%%

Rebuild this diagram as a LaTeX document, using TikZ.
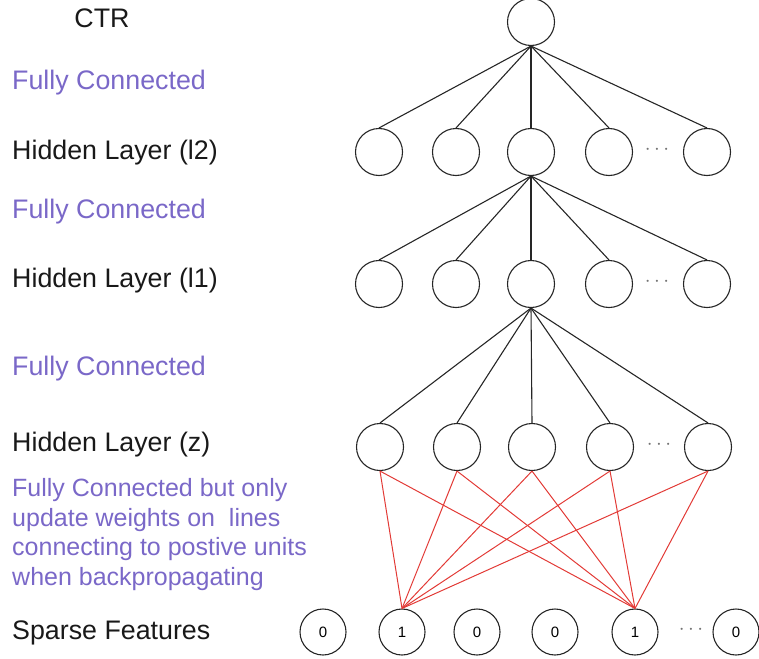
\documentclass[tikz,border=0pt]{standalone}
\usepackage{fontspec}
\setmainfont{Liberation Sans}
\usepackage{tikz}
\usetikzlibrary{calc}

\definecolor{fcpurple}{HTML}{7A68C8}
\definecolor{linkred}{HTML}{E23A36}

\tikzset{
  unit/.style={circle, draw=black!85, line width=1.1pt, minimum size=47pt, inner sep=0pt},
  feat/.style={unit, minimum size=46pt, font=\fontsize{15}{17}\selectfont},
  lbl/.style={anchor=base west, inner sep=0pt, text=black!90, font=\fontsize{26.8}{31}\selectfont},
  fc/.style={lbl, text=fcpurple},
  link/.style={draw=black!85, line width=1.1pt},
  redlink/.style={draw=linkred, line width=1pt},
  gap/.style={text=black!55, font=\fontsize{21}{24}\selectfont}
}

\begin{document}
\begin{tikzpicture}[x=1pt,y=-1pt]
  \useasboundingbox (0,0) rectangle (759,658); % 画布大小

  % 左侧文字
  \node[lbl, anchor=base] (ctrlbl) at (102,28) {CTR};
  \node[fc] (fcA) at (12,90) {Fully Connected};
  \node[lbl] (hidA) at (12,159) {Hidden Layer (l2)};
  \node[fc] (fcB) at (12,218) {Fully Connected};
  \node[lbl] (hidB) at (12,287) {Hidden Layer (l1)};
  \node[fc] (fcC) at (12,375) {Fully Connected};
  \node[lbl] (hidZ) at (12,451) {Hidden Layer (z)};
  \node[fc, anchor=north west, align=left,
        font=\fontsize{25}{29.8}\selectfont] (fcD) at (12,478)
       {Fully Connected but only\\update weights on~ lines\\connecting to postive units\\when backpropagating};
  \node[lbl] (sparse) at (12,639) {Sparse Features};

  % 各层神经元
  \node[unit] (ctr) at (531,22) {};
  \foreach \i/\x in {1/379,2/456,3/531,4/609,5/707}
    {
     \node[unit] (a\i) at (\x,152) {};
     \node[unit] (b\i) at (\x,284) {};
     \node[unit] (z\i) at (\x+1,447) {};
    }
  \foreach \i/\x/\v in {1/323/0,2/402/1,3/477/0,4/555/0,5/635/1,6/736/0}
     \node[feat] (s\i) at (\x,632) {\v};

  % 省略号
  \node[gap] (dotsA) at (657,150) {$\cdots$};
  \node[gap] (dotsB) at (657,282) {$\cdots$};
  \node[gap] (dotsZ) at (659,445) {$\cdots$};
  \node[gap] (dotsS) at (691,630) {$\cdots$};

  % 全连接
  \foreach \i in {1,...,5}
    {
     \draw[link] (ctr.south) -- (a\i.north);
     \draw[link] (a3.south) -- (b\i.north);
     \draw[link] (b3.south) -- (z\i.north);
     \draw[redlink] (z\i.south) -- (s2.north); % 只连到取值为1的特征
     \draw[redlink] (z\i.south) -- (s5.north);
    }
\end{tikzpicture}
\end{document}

%%

* _What is being asked_
Every line should be retyped exactly, with the pictures omitted.

* _Problem solution_
Rebuild this diagram as a LaTeX document, using TikZ.
\documentclass[tikz,border=0pt]{standalone}
\usepackage{fontspec}
\setmainfont{Liberation Sans}
\usepackage{tikz}
\usetikzlibrary{calc}

\definecolor{fcpurple}{HTML}{7A68C8}
\definecolor{linkred}{HTML}{E23A36}

\tikzset{
  unit/.style={circle, draw=black!85, line width=1.1pt, minimum size=47pt, inner sep=0pt},
  feat/.style={unit, minimum size=46pt, font=\fontsize{15}{17}\selectfont},
  lbl/.style={anchor=base west, inner sep=0pt, text=black!90, font=\fontsize{26.8}{31}\selectfont},
  fc/.style={lbl, text=fcpurple},
  link/.style={draw=black!85, line width=1.1pt},
  redlink/.style={draw=linkred, line width=1pt},
  gap/.style={text=black!55, font=\fontsize{21}{24}\selectfont}
}

\begin{document}
\begin{tikzpicture}[x=1pt,y=-1pt]
  \useasboundingbox (0,0) rectangle (759,658); % 画布大小

  % 左侧文字
  \node[lbl, anchor=base] (ctrlbl) at (102,28) {CTR};
  \node[fc] (fcA) at (12,90) {Fully Connected};
  \node[lbl] (hidA) at (12,159) {Hidden Layer (l2)};
  \node[fc] (fcB) at (12,218) {Fully Connected};
  \node[lbl] (hidB) at (12,287) {Hidden Layer (l1)};
  \node[fc] (fcC) at (12,375) {Fully Connected};
  \node[lbl] (hidZ) at (12,451) {Hidden Layer (z)};
  \node[fc, anchor=north west, align=left,
        font=\fontsize{25}{29.8}\selectfont] (fcD) at (12,478)
       {Fully Connected but only\\update weights on~ lines\\connecting to postive units\\when backpropagating};
  \node[lbl] (sparse) at (12,639) {Sparse Features};

  % 各层神经元
  \node[unit] (ctr) at (531,22) {};
  \foreach \i/\x in {1/379,2/456,3/531,4/609,5/707}
    {
     \node[unit] (a\i) at (\x,152) {};
     \node[unit] (b\i) at (\x,284) {};
     \node[unit] (z\i) at (\x+1,447) {};
    }
  \foreach \i/\x/\v in {1/323/0,2/402/1,3/477/0,4/555/0,5/635/1,6/736/0}
     \node[feat] (s\i) at (\x,632) {\v};

  % 省略号
  \node[gap] (dotsA) at (657,150) {$\cdots$};
  \node[gap] (dotsB) at (657,282) {$\cdots$};
  \node[gap] (dotsZ) at (659,445) {$\cdots$};
  \node[gap] (dotsS) at (691,630) {$\cdots$};

  % 全连接
  \foreach \i in {1,...,5}
    {
     \draw[link] (ctr.south) -- (a\i.north);
     \draw[link] (a3.south) -- (b\i.north);
     \draw[link] (b3.south) -- (z\i.north);
     \draw[redlink] (z\i.south) -- (s2.north); % 只连到取值为1的特征
     \draw[redlink] (z\i.south) -- (s5.north);
    }
\end{tikzpicture}
\end{document}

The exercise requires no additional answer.